● PROBLEM DESCRIPTION
Leave out the pictures and repeat the rest of the material exactly.

● DATASET EXCERPT
_ _ _ _ _ _ _
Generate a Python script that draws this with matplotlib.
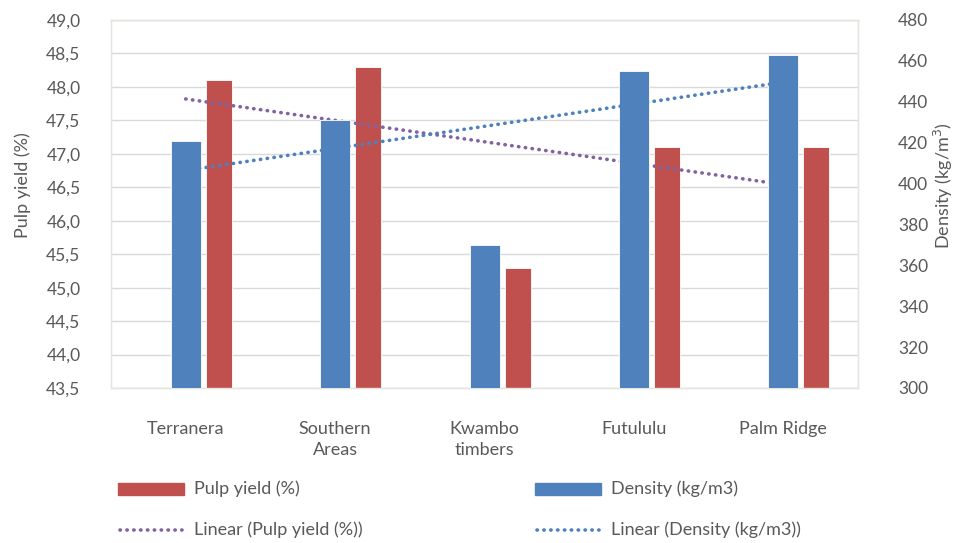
import numpy as np
import matplotlib
matplotlib.use("Agg")
import matplotlib.pyplot as plt
from matplotlib.patches import Rectangle
from matplotlib.lines import Line2D
from matplotlib.ticker import FuncFormatter

plt.rcParams['font.family'] = ['Lato', 'DejaVu Sans']

# Data
categories = ["Terranera", "Southern\nAreas", "Kwambo\ntimbers", "Futululu", "Palm Ridge"]
pulp_yield = [48.1, 48.3, 45.3, 47.1, 47.1]      # %
density = [421, 431, 370, 455, 463]              # kg/m3

RED = "#c0504d"
BLUE = "#4f81bd"
PURPLE = "#8064a2"
TXT = "#595959"
GRID = "#d9d9d9"

W, H = 957, 543
fig = plt.figure(figsize=(W / 100, H / 100), dpi=100)
L, R, T, B = 111, 858, 20, 388
ax = fig.add_axes([L / W, 1 - B / H, (R - L) / W, (B - T) / H])
ax2 = ax.twinx()

x = np.arange(len(categories))
# pixels per category slot
ppc = (R - L) / len(categories)
bw_blue = 30 / ppc
bw_red = 26 / ppc
red_off = 33 / ppc

ax.bar(x + red_off, pulp_yield, width=bw_red, color=RED,
       edgecolor="white", linewidth=0.6, zorder=3)
ax2.bar(x, density, width=bw_blue, color=BLUE, edgecolor="white", linewidth=0.6, zorder=3)
ax.set_ylim(43.5, 49.0)
ax2.set_ylim(300, 480)
ax.set_xlim(-0.5, len(categories) - 0.5)

# Linear trend lines
DOTS = (0, (0.1, 1.8))
xi = x + 1
p1 = np.polyfit(xi, pulp_yield, 1)
p2 = np.polyfit(xi, density, 1)
dot = dict(linestyle=DOTS, linewidth=2.6, dash_capstyle="round", zorder=5)
ax.plot(x, np.polyval(p1, xi), color=PURPLE, **dot)
ax2.plot(x, np.polyval(p2, xi), color=BLUE, **dot)
ax.set_zorder(1)
ax2.set_zorder(2)
ax2.patch.set_visible(False)

# Grid and frame
ax.set_yticks(np.arange(43.5, 49.01, 0.5))
ax2.set_yticks(np.arange(300, 481, 20))
ax.yaxis.grid(True, color=GRID, linewidth=1.0, zorder=0)
ax.set_axisbelow(True)
for a in (ax, ax2):
    for s in a.spines.values():
        s.set_color("#e6e6e0")
        s.set_linewidth(1.0)
ax.tick_params(axis="both", length=0)
ax2.tick_params(axis="both", length=0)
ax.yaxis.set_major_formatter(FuncFormatter(lambda v, p: f"{v:.1f}".replace(".", ",")))
ax.tick_params(axis="y", pad=22, labelsize=12.5, labelcolor=TXT)
ax2.tick_params(axis="y", pad=29, labelsize=12.5, labelcolor=TXT)
ax.set_xticks(x)
ax.set_xticklabels(categories, fontsize=13, color=TXT, linespacing=1.35)
ax.tick_params(axis="x", pad=24)

ax.set_ylabel("Pulp yield (%)", fontsize=13, color=TXT)
ax.yaxis.set_label_coords(-80 / (R - L), 0.55)
ax2.set_ylabel("Density (kg/m$^3$)", fontsize=13, color=TXT, rotation=90)
ax2.yaxis.set_label_coords(1 + 74 / (R - L), 0.55)

# Legend below the plot
def legend_patch(xp, yp, color, label):
    fig.add_artist(Rectangle((xp / W, 1 - (yp + 6) / H), 66 / W, 12 / H,
                             transform=fig.transFigure, color=color))
    fig.text((xp + 76) / W, 1 - yp / H, label, fontsize=13, color=TXT, va="center")

def legend_line(xp, yp, color, label):
    fig.add_artist(Line2D([(xp + 2) / W, (xp + 64) / W], [1 - yp / H, 1 - yp / H],
                          transform=fig.transFigure, color=color,
                          linestyle=DOTS, linewidth=2.6,
                          dash_capstyle="round"))
    fig.text((xp + 76) / W, 1 - yp / H, label, fontsize=13, color=TXT, va="center")

legend_patch(118, 489, RED, "Pulp yield (%)")
legend_patch(535, 489, BLUE, "Density (kg/m3)")
legend_line(118, 530, PURPLE, "Linear (Pulp yield (%))")
legend_line(535, 530, BLUE, "Linear (Density (kg/m3))")

fig.savefig("out.png", dpi=100, facecolor="white")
_ _ _ _ _ _ _
● WRITTEN SOLUTION
Generate a Python script that draws this with matplotlib.
import numpy as np
import matplotlib
matplotlib.use("Agg")
import matplotlib.pyplot as plt
from matplotlib.patches import Rectangle
from matplotlib.lines import Line2D
from matplotlib.ticker import FuncFormatter

plt.rcParams['font.family'] = ['Lato', 'DejaVu Sans']

# Data
categories = ["Terranera", "Southern\nAreas", "Kwambo\ntimbers", "Futululu", "Palm Ridge"]
pulp_yield = [48.1, 48.3, 45.3, 47.1, 47.1]      # %
density = [421, 431, 370, 455, 463]              # kg/m3

RED = "#c0504d"
BLUE = "#4f81bd"
PURPLE = "#8064a2"
TXT = "#595959"
GRID = "#d9d9d9"

W, H = 957, 543
fig = plt.figure(figsize=(W / 100, H / 100), dpi=100)
L, R, T, B = 111, 858, 20, 388
ax = fig.add_axes([L / W, 1 - B / H, (R - L) / W, (B - T) / H])
ax2 = ax.twinx()

x = np.arange(len(categories))
# pixels per category slot
ppc = (R - L) / len(categories)
bw_blue = 30 / ppc
bw_red = 26 / ppc
red_off = 33 / ppc

ax.bar(x + red_off, pulp_yield, width=bw_red, color=RED,
       edgecolor="white", linewidth=0.6, zorder=3)
ax2.bar(x, density, width=bw_blue, color=BLUE, edgecolor="white", linewidth=0.6, zorder=3)
ax.set_ylim(43.5, 49.0)
ax2.set_ylim(300, 480)
ax.set_xlim(-0.5, len(categories) - 0.5)

# Linear trend lines
DOTS = (0, (0.1, 1.8))
xi = x + 1
p1 = np.polyfit(xi, pulp_yield, 1)
p2 = np.polyfit(xi, density, 1)
dot = dict(linestyle=DOTS, linewidth=2.6, dash_capstyle="round", zorder=5)
ax.plot(x, np.polyval(p1, xi), color=PURPLE, **dot)
ax2.plot(x, np.polyval(p2, xi), color=BLUE, **dot)
ax.set_zorder(1)
ax2.set_zorder(2)
ax2.patch.set_visible(False)

# Grid and frame
ax.set_yticks(np.arange(43.5, 49.01, 0.5))
ax2.set_yticks(np.arange(300, 481, 20))
ax.yaxis.grid(True, color=GRID, linewidth=1.0, zorder=0)
ax.set_axisbelow(True)
for a in (ax, ax2):
    for s in a.spines.values():
        s.set_color("#e6e6e0")
        s.set_linewidth(1.0)
ax.tick_params(axis="both", length=0)
ax2.tick_params(axis="both", length=0)
ax.yaxis.set_major_formatter(FuncFormatter(lambda v, p: f"{v:.1f}".replace(".", ",")))
ax.tick_params(axis="y", pad=22, labelsize=12.5, labelcolor=TXT)
ax2.tick_params(axis="y", pad=29, labelsize=12.5, labelcolor=TXT)
ax.set_xticks(x)
ax.set_xticklabels(categories, fontsize=13, color=TXT, linespacing=1.35)
ax.tick_params(axis="x", pad=24)

ax.set_ylabel("Pulp yield (%)", fontsize=13, color=TXT)
ax.yaxis.set_label_coords(-80 / (R - L), 0.55)
ax2.set_ylabel("Density (kg/m$^3$)", fontsize=13, color=TXT, rotation=90)
ax2.yaxis.set_label_coords(1 + 74 / (R - L), 0.55)

# Legend below the plot
def legend_patch(xp, yp, color, label):
    fig.add_artist(Rectangle((xp / W, 1 - (yp + 6) / H), 66 / W, 12 / H,
                             transform=fig.transFigure, color=color))
    fig.text((xp + 76) / W, 1 - yp / H, label, fontsize=13, color=TXT, va="center")

def legend_line(xp, yp, color, label):
    fig.add_artist(Line2D([(xp + 2) / W, (xp + 64) / W], [1 - yp / H, 1 - yp / H],
                          transform=fig.transFigure, color=color,
                          linestyle=DOTS, linewidth=2.6,
                          dash_capstyle="round"))
    fig.text((xp + 76) / W, 1 - yp / H, label, fontsize=13, color=TXT, va="center")

legend_patch(118, 489, RED, "Pulp yield (%)")
legend_patch(535, 489, BLUE, "Density (kg/m3)")
legend_line(118, 530, PURPLE, "Linear (Pulp yield (%))")
legend_line(535, 530, BLUE, "Linear (Density (kg/m3))")

fig.savefig("out.png", dpi=100, facecolor="white")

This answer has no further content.